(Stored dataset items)
+ + + + + + +

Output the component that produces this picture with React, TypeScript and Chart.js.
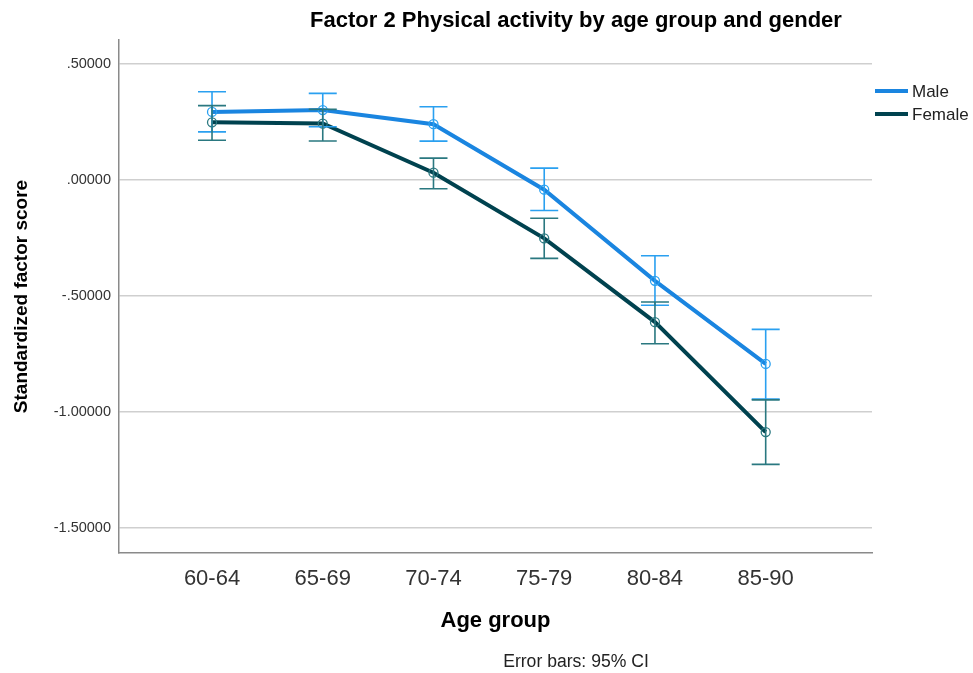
import React, { useEffect, useRef } from "react";
import { Chart, registerables } from "chart.js";

Chart.register(...registerables);

const categories = ["60-64", "65-69", "70-74", "75-79", "80-84", "85-90"];
const maleMean = [0.293, 0.301, 0.24, -0.042, -0.435, -0.793];
const maleLower = [0.207, 0.229, 0.167, -0.132, -0.54, -0.945];
const maleUpper = [0.38, 0.373, 0.315, 0.051, -0.327, -0.644];
const femaleMean = [0.248, 0.243, 0.031, -0.252, -0.613, -1.087];
const femaleLower = [0.171, 0.168, -0.038, -0.338, -0.706, -1.226];
const femaleUpper = [0.32, 0.304, 0.094, -0.165, -0.526, -0.948];
const yTicks = [-1.5, -1.0, -0.5, 0, 0.5];

const MALE = "#1a85e0";
const FEMALE = "#00424f";
const MALE_ERR = "#2aa0f0";
const FEMALE_ERR = "#2a7880";

const FONT = "'Liberation Sans', Arial, sans-serif";

const errorBarPlugin = {
  id: "errorBars",
  afterDatasetsDraw(chart: any) {
    const { ctx, scales } = chart;
    const xs = scales.x;
    const ys = scales.y;
    const sets = [
      { lo: maleLower, hi: maleUpper, color: MALE_ERR },
      { lo: femaleLower, hi: femaleUpper, color: FEMALE_ERR },
    ];
    ctx.save();
    ctx.lineWidth = 1.6;
    sets.forEach((s) => {
      ctx.strokeStyle = s.color;
      categories.forEach((_, i) => {
        const x = xs.getPixelForValue(i);
        const y1 = ys.getPixelForValue(s.lo[i]);
        const y2 = ys.getPixelForValue(s.hi[i]);
        const half = 14;
        ctx.beginPath();
        ctx.moveTo(x, y1);
        ctx.lineTo(x, y2);
        ctx.moveTo(x - half, y1);
        ctx.lineTo(x + half, y1);
        ctx.moveTo(x - half, y2);
        ctx.lineTo(x + half, y2);
        ctx.stroke();
      });
    });
    ctx.restore();
  },
};

const textPlugin = {
  id: "texts",
  afterDraw(chart: any) {
    const { ctx } = chart;
    ctx.save();
    ctx.fillStyle = "#000";
    ctx.textBaseline = "middle";
    ctx.textAlign = "center";
    ctx.font = `bold 22px ${FONT}`;
    ctx.fillText("Factor 2 Physical activity by age group and gender", 576, 21);
    ctx.font = `17.6px ${FONT}`;
    ctx.fillStyle = "#222";
    ctx.fillText("Error bars: 95% CI", 576, 662);
    // legend
    const items = [
      { label: "Male", color: MALE, y: 91 },
      { label: "Female", color: FEMALE, y: 114 },
    ];
    ctx.textAlign = "left";
    ctx.font = `17px ${FONT}`;
    items.forEach((it) => {
      ctx.strokeStyle = it.color;
      ctx.lineWidth = 4;
      ctx.beginPath();
      ctx.moveTo(875, it.y);
      ctx.lineTo(908, it.y);
      ctx.stroke();
      ctx.fillStyle = "#222";
      ctx.fillText(it.label, 912, it.y + 1);
    });
    ctx.restore();
  },
};

export default function App() {
  const ref = useRef<HTMLCanvasElement | null>(null);
  useEffect(() => {
    if (!ref.current) return;
    const chart = new Chart(ref.current, {
      type: "line",
      data: {
        datasets: [
          {
            label: "Male",
            data: maleMean.map((v, i) => ({ x: i, y: v })),
            borderColor: MALE,
            borderWidth: 4,
            pointRadius: 4.5,
            pointBorderWidth: 1.3,
            pointBorderColor: MALE_ERR,
            pointBackgroundColor: "rgba(255,255,255,0)",
            tension: 0,
          },
          {
            label: "Female",
            data: femaleMean.map((v, i) => ({ x: i, y: v })),
            borderColor: FEMALE,
            borderWidth: 4,
            pointRadius: 4.5,
            pointBorderWidth: 1.3,
            pointBorderColor: FEMALE_ERR,
            pointBackgroundColor: "rgba(255,255,255,0)",
            tension: 0,
          },
        ],
      },
      options: {
        animation: false,
        responsive: false,
        maintainAspectRatio: false,
        layout: { padding: { top: 40, right: 101, left: 0, bottom: 0 } },
        plugins: {
          legend: { display: false },
          title: { display: false },
          tooltip: { enabled: false },
        },
        scales: {
          x: {
            type: "linear",
            min: -0.84,
            max: 5.96,
            afterBuildTicks: (scale: any) => {
              scale.ticks = categories.map((_, i) => ({ value: i }));
            },
            afterFit: (scale: any) => {
              scale.height = 120;
            },
            grid: { display: false, drawTicks: false },
            border: { display: true, color: "#8a8a8a", width: 1.5 },
            ticks: {
              callback: (v: any) => categories[v] ?? "",
              font: { family: FONT, size: 22 },
              color: "#333",
              padding: 13,
              maxRotation: 0,
              autoSkip: false,
            },
            title: {
              display: true,
              text: "Age group",
              font: { family: FONT, size: 22, weight: "bold" },
              color: "#000",
              padding: { top: 0, bottom: 39 },
            },
          },
          y: {
            type: "linear",
            min: -1.608,
            max: 0.603,
            afterBuildTicks: (scale: any) => {
              scale.ticks = yTicks.map((v) => ({ value: v }));
            },
            afterFit: (scale: any) => {
              scale.width = 119;
            },
            grid: { color: "#cfcfcf", lineWidth: 1.5, drawTicks: false },
            border: { display: true, color: "#8a8a8a", width: 1.5 },
            ticks: {
              callback: (v: any) => {
                const s = Math.abs(v).toFixed(5).replace(/^0/, "");
                return (v < 0 ? "-" : "") + s;
              },
              font: { family: FONT, size: 14.5 },
              color: "#333",
              padding: 8,
            },
            title: {
              display: true,
              text: "Standardized factor score",
              font: { family: FONT, size: 19, weight: "bold" },
              color: "#000",
              padding: { top: 10, bottom: 0 },
            },
          },
        },
      },
      plugins: [errorBarPlugin, textPlugin],
    });
    return () => chart.destroy();
  }, []);
  return (
    <div style={{ position: "fixed", left: 0, top: 0, width: 973, height: 673, background: "#fff" }}>
      <canvas ref={ref} width={973} height={673} />
    </div>
  );
}
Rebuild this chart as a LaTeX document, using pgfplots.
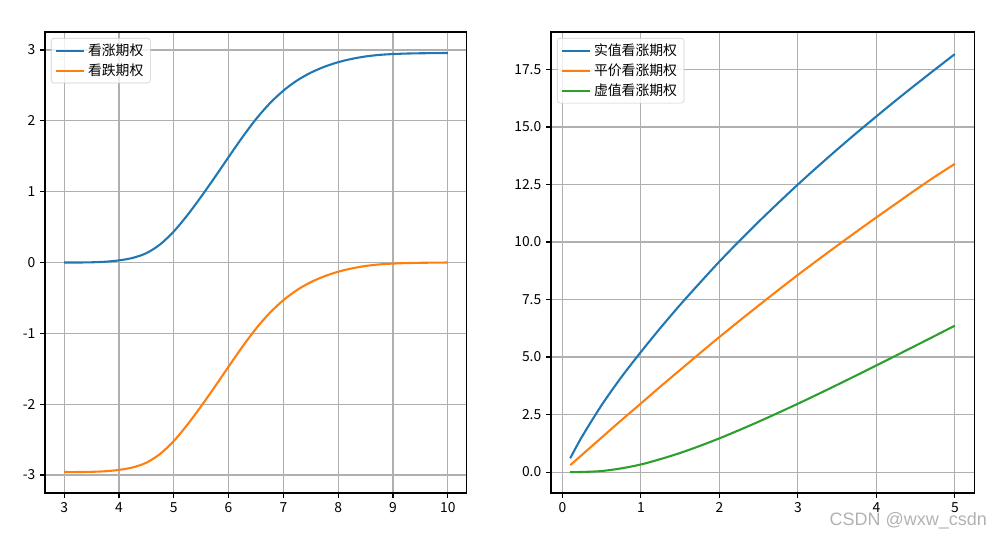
\documentclass[border=0pt]{standalone}
\usepackage{fontspec}
\setmainfont{Noto Sans CJK SC}
\newfontfamily\wmfont{Liberation Sans}
\usepackage{pgfplots}
\pgfplotsset{compat=1.18}

\definecolor{c0}{HTML}{1F77B4}
\definecolor{c1}{HTML}{FF7F0E}
\definecolor{c2}{HTML}{2CA02C}
\definecolor{gridc}{HTML}{B0B0B0}

\pgfplotstableread{
x call
3.00 0.000
3.25 0.000
3.50 0.003
3.75 0.011
4.00 0.030
4.25 0.065
4.50 0.132
4.75 0.255
5.00 0.438
5.25 0.670
5.50 0.930
5.75 1.205
6.00 1.488
6.25 1.766
6.50 2.024
6.75 2.245
7.00 2.426
7.25 2.570
7.50 2.680
7.75 2.764
8.00 2.828
8.25 2.875
8.50 2.909
8.75 2.931
9.00 2.943
9.25 2.950
9.50 2.954
9.75 2.956
10.00 2.958
}\calltab

\pgfplotstableread{
x put
3.00 -2.958
3.25 -2.958
3.50 -2.955
3.75 -2.947
4.00 -2.928
4.25 -2.893
4.50 -2.826
4.75 -2.703
5.00 -2.520
5.25 -2.288
5.50 -2.028
5.75 -1.753
6.00 -1.470
6.25 -1.192
6.50 -0.934
6.75 -0.713
7.00 -0.532
7.25 -0.388
7.50 -0.278
7.75 -0.194
8.00 -0.130
8.25 -0.083
8.50 -0.049
8.75 -0.027
9.00 -0.015
9.25 -0.008
9.50 -0.004
9.75 -0.002
10.00 0.000
}\puttab

\pgfplotstableread{
x itm atm otm
0.10 0.60 0.30 0.000
0.25 1.54 0.75 0.004
0.50 2.91 1.50 0.045
0.75 4.12 2.25 0.160
1.00 5.22 2.98 0.330
1.25 6.27 3.72 0.564
1.50 7.27 4.44 0.830
1.75 8.22 5.16 1.135
2.00 9.15 5.87 1.465
2.25 10.03 6.56 1.820
2.50 10.88 7.24 2.190
2.75 11.70 7.91 2.576
3.00 12.50 8.57 2.970
3.25 13.27 9.21 3.376
3.50 14.02 9.84 3.790
3.75 14.75 10.46 4.210
4.00 15.46 11.07 4.635
4.25 16.16 11.67 5.064
4.50 16.84 12.27 5.495
4.75 17.51 12.85 5.928
5.00 18.17 13.40 6.365
}\ttab

\pgfplotsset{
  every axis/.append style={
    scale only axis,
    font=\fontsize{10}{12}\selectfont,
    axis line style={black, line width=0.8bp},
    grid=major,
    major grid style={gridc, line width=0.8bp},
    tick align=outside,
    tick pos=left,
    major tick length=3.5bp,
    every tick/.style={black, line width=0.8bp},
    /pgf/number format/assume math mode=true,
    legend cell align=left,
    legend style={at={(0,1)}, anchor=north west, xshift=4.3bp, yshift=-4.3bp,
      draw=black!20, rounded corners=2bp, fill=white, fill opacity=0.8, text opacity=1,
      font=\fontsize{10}{12}\selectfont, row sep=0.5bp, inner xsep=3bp, inner ysep=2bp},
    legend image code/.code={\draw[#1] (0bp,0bp) -- (20bp,0bp);},
  },
}

\begin{document}
\begin{tikzpicture}
\path[use as bounding box] (0,0) rectangle (722.16bp,388.8bp);

\begin{axis}[
  at={(32.4bp,33.84bp)}, anchor=south west,
  width=303.8bp, height=331.9bp,
  xmin=2.65, xmax=10.35,
  ymin=-3.254, ymax=3.254,
  xtick={3,4,...,10},
  ytick={-3,-2,...,3},
]
\addplot[c0, line width=1.5bp, smooth] table[x=x, y=call] {\calltab};
\addlegendentry{看涨期权}
\addplot[c1, line width=1.5bp, smooth] table[x=x, y=put] {\puttab};
\addlegendentry{看跌期权}
\end{axis}

\begin{axis}[
  at={(396.72bp,33.84bp)}, anchor=south west,
  width=304.6bp, height=331.9bp,
  xmin=-0.145, xmax=5.245,
  ymin=-0.91, ymax=19.13,
  xtick={0,1,...,5},
  ytick={0,2.5,...,17.5},
  yticklabel style={/pgf/number format/.cd, fixed, fixed zerofill, precision=1},
]
\addplot[c0, line width=1.5bp, smooth] table[x=x, y=itm] {\ttab};
\addlegendentry{实值看涨期权}
\addplot[c1, line width=1.5bp, smooth] table[x=x, y=atm] {\ttab};
\addlegendentry{平价看涨期权}
\addplot[c2, line width=1.5bp, smooth] table[x=x, y=otm] {\ttab};
\addlegendentry{虚值看涨期权}
\end{axis}

\node[anchor=center, text=black!30, font=\wmfont\fontsize{13}{15}\selectfont]
  at (654bp,13.5bp) {CSDN @wxw\_csdn};
\end{tikzpicture}
\end{document}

+ + + + + + +

• GIVEN PROBLEM
Pictures stay out. Repeat only the lines from the beginning of the data through the line that has "Chart.register(...registerables);".

• EXPECTED ANSWER
Output the component that produces this picture with React, TypeScript and Chart.js.
import React, { useEffect, useRef } from "react";
import { Chart, registerables } from "chart.js";

Chart.register(...registerables);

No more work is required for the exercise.